22 February 2008 – South Africa’s minister of finance, Trevor Manuel announced a US$7.8 billion allocation, over the next five years, to Eskom’s Capex plans in his budget speech this week.

Trevor Manuel

South African minister of
finance, Trevor Manuel

The minister stressed that it was important for that "the House should record and the nation needs to know that this is not a grant. The return on an investment in power generation is very long term, and the repayment of debt must be similarly deferred. But we would not be supporting these investments if we were not confident that they are economically and financially viable."

Eskom’s capital expansion plans for the next five years are estimated to cost US$44 billion, broken down as follows:

  • 73 % to additional generation capacity
  • 12 % for transmission
  • 10% for distribution

Manuel told Parliament that Eskom’s current tariff structure was too low to support the required borrowing, and would put the utility’s balance sheet ‘under some stress’.

He further announced that government would put aside US$258 million for programmes supporting energy efficiency, "generation from renewable sources, installation of electricity-saving devices and co-generation projects".

Extracts from the minister’s speech relating to Eskom and electricity can be found below:

"Over the next five years Eskom’s capital expansion plans will amount to R343 billion, with about 73 per cent earmarked for power generation projects. The return-to-service of previously mothballed power-stations, Camden, Grootvlei and Komati, will add a combined 3 677MW of generating capacity by 2011 and other smaller projects will produce about 2 000 MW. Two major new coal-fired plants, Medupi in Lephalale and Bravo near Witbank, will each cost in excess of R80 billion and produce about 4 500 MW each.

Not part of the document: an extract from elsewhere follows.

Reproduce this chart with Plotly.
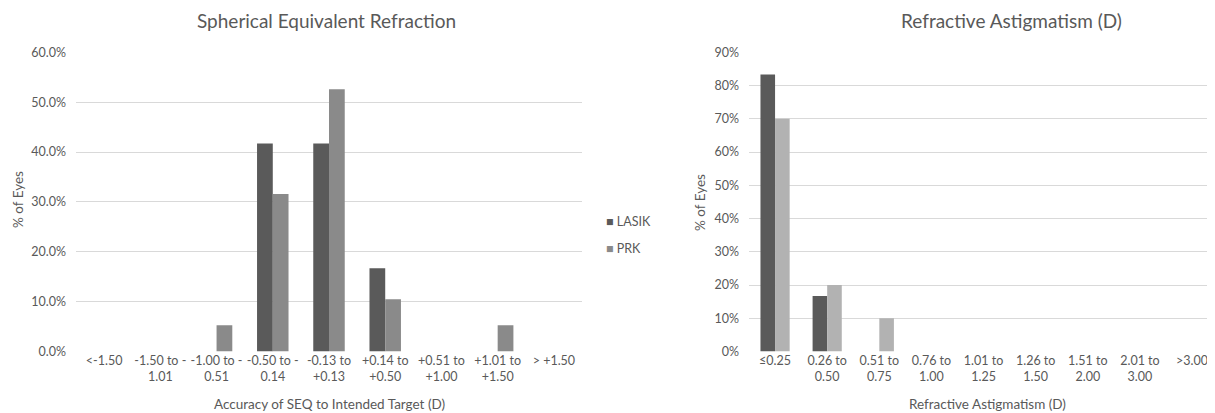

To improve transmission capacity, Eskom is strengthening the Cape grid, and building new lines from Majuba to KwaZulu-Natal.

Let me express a word of thanks to 244 South Africans who have sent me advice on options for encouraging energy efficiency on building standards, subsidising solar powered geysers, supporting the replacement of incandescent light-bulbs or reducing unnecessary energy use, in government offices, in mines and factories, in ordinary homes. These are issues to which we will return once there has been time to absorb and assess reform options more fully. There are some competing perspectives to consider. There have been some appeals for financial assistance in purchasing electricity generators, for reasons we all understand. But several correspondents have also pointed out that subsidising fossil-fuel burning generators would send the wrong signal in the light of environmental considerations.

I mention this to illustrate, Madam Speaker, that careful thought needs to be given to the fiscal measures we adopt in response to short-term challenges. We have an opportunity over the decade ahead to shift the structure of our economy towards greater energy efficiency, and more responsible use of our natural resources and relevant resource-based knowledge and expertise. Our economic growth over the next decade and beyond cannot be built on the same principles and technologies, the same energy systems and the same transport modes, that we are familiar with today….

…. Financial support for Eskom

Eskom was initially structured as a non-profit utility to be financed entirely by debt. For the first seven years after it was formed in 1923, it was capitalised by government advances totalling £8 million, subsequently converted into treasury loans with terms of up to 40 years. The framework has changed since 2001 – Eskom is now a corporation owned by the state, and its tariffs are subject to oversight by an independent regulator. But the underlying principle throughout Eskom’s history has been that electricity users should bear the costs of its supply, with capital financed through retained earnings and debt on market-related terms. Our public expenditure on electrification has been explicitly targeted at subsidising the extension of supply to low-income consumers, and not at providing finance for the utility itself.

Now that Eskom once again has a major investment programme to finance, its capital should again mainly be raised through debt, and paid for by users over the course of time through appropriately structured tariffs.

However, Eskom’s tariffs were steadily reduced in real terms during the 1980s and 1990s, so that electricity prices in South Africa are now far lower than in any other comparable country, and well below full economic cost. The tariff structure is now too low to support the required borrowing.

Over the next few years, while new power stations are being built and tariffs are steadily increased and revised to encourage efficient electricity use, Eskom’s balance sheet will be under some stress. It is therefore proposed that up to R60 billion should be provided to support the financing of Eskom’s investment programme, on terms structured to assist in meeting cashflow requirements. Madam Speaker, the House should record and the nation needs to know that this is not a grant. The return on an investment in power generation is very long term, and the repayment of debt must be similarly deferred. But we would not be supporting these investments if we were not confident that they are economically and financially viable.

The amount of R60 billion will be required over the next five years, and we anticipate that about R20 billion will be drawn over the MTEF period ahead. This is provided for in the contingency reserve.

We are also setting aside R2 billion over the next three years to support programmes aimed at encouraging more efficient use of electricity, generation from renewable sources, installation of electricity-saving devices and co-generation projects. Intensive work over the next few months is needed to give content to these proposals, so that allocations for this year can be included in an Adjustments Appropriation.